## start

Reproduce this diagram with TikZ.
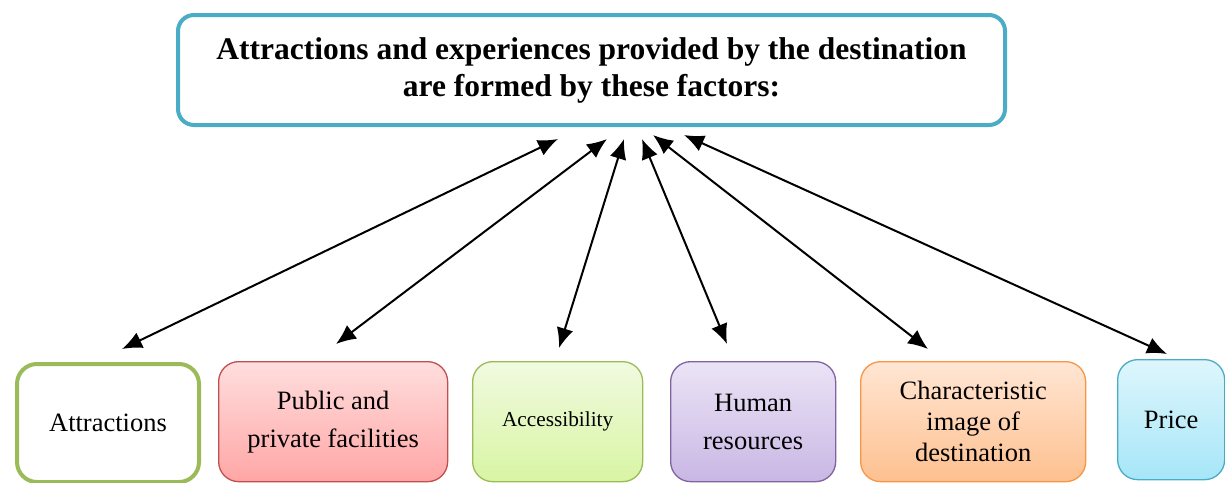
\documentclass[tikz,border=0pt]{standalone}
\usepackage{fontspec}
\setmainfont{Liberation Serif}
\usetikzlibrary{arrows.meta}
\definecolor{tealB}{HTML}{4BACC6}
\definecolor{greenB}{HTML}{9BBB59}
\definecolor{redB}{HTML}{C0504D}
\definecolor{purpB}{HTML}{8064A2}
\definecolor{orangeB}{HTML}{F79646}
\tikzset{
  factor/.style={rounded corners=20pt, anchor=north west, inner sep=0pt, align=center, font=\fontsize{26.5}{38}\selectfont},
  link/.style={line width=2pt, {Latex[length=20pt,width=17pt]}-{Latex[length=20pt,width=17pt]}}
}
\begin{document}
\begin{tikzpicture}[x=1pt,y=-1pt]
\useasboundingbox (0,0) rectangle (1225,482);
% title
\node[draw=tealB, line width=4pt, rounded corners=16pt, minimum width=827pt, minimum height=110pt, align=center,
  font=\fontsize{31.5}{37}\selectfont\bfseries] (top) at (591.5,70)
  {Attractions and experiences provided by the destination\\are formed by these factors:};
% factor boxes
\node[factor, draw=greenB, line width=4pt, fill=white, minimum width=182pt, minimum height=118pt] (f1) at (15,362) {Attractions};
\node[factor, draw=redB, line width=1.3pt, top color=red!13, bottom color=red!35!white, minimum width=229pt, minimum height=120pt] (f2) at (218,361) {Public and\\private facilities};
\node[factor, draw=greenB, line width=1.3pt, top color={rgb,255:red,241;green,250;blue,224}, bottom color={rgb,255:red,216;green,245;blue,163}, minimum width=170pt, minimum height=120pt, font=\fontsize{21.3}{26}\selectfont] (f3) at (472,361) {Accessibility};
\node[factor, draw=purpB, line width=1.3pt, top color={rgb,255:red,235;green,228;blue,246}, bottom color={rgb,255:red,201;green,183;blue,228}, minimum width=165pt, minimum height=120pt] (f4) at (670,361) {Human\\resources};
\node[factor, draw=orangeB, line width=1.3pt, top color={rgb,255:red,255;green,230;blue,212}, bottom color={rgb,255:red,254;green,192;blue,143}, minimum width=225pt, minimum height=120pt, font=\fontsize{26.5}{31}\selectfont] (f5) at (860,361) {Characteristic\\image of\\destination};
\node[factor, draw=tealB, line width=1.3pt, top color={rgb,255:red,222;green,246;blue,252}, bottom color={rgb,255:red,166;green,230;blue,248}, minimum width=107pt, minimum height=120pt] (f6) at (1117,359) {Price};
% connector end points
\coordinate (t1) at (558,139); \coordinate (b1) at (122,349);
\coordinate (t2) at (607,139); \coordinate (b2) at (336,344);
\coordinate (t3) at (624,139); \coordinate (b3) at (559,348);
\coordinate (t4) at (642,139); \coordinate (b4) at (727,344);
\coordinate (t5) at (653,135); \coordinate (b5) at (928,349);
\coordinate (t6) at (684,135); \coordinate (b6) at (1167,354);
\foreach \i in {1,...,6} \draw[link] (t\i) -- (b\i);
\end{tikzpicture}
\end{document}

## end

### EXERCISE GOAL
Using the material above, return every line exactly as it appears, minus the pictures.

### EXPECTED ANSWER
Reproduce this diagram with TikZ.
\documentclass[tikz,border=0pt]{standalone}
\usepackage{fontspec}
\setmainfont{Liberation Serif}
\usetikzlibrary{arrows.meta}
\definecolor{tealB}{HTML}{4BACC6}
\definecolor{greenB}{HTML}{9BBB59}
\definecolor{redB}{HTML}{C0504D}
\definecolor{purpB}{HTML}{8064A2}
\definecolor{orangeB}{HTML}{F79646}
\tikzset{
  factor/.style={rounded corners=20pt, anchor=north west, inner sep=0pt, align=center, font=\fontsize{26.5}{38}\selectfont},
  link/.style={line width=2pt, {Latex[length=20pt,width=17pt]}-{Latex[length=20pt,width=17pt]}}
}
\begin{document}
\begin{tikzpicture}[x=1pt,y=-1pt]
\useasboundingbox (0,0) rectangle (1225,482);
% title
\node[draw=tealB, line width=4pt, rounded corners=16pt, minimum width=827pt, minimum height=110pt, align=center,
  font=\fontsize{31.5}{37}\selectfont\bfseries] (top) at (591.5,70)
  {Attractions and experiences provided by the destination\\are formed by these factors:};
% factor boxes
\node[factor, draw=greenB, line width=4pt, fill=white, minimum width=182pt, minimum height=118pt] (f1) at (15,362) {Attractions};
\node[factor, draw=redB, line width=1.3pt, top color=red!13, bottom color=red!35!white, minimum width=229pt, minimum height=120pt] (f2) at (218,361) {Public and\\private facilities};
\node[factor, draw=greenB, line width=1.3pt, top color={rgb,255:red,241;green,250;blue,224}, bottom color={rgb,255:red,216;green,245;blue,163}, minimum width=170pt, minimum height=120pt, font=\fontsize{21.3}{26}\selectfont] (f3) at (472,361) {Accessibility};
\node[factor, draw=purpB, line width=1.3pt, top color={rgb,255:red,235;green,228;blue,246}, bottom color={rgb,255:red,201;green,183;blue,228}, minimum width=165pt, minimum height=120pt] (f4) at (670,361) {Human\\resources};
\node[factor, draw=orangeB, line width=1.3pt, top color={rgb,255:red,255;green,230;blue,212}, bottom color={rgb,255:red,254;green,192;blue,143}, minimum width=225pt, minimum height=120pt, font=\fontsize{26.5}{31}\selectfont] (f5) at (860,361) {Characteristic\\image of\\destination};
\node[factor, draw=tealB, line width=1.3pt, top color={rgb,255:red,222;green,246;blue,252}, bottom color={rgb,255:red,166;green,230;blue,248}, minimum width=107pt, minimum height=120pt] (f6) at (1117,359) {Price};
% connector end points
\coordinate (t1) at (558,139); \coordinate (b1) at (122,349);
\coordinate (t2) at (607,139); \coordinate (b2) at (336,344);
\coordinate (t3) at (624,139); \coordinate (b3) at (559,348);
\coordinate (t4) at (642,139); \coordinate (b4) at (727,344);
\coordinate (t5) at (653,135); \coordinate (b5) at (928,349);
\coordinate (t6) at (684,135); \coordinate (b6) at (1167,354);
\foreach \i in {1,...,6} \draw[link] (t\i) -- (b\i);
\end{tikzpicture}
\end{document}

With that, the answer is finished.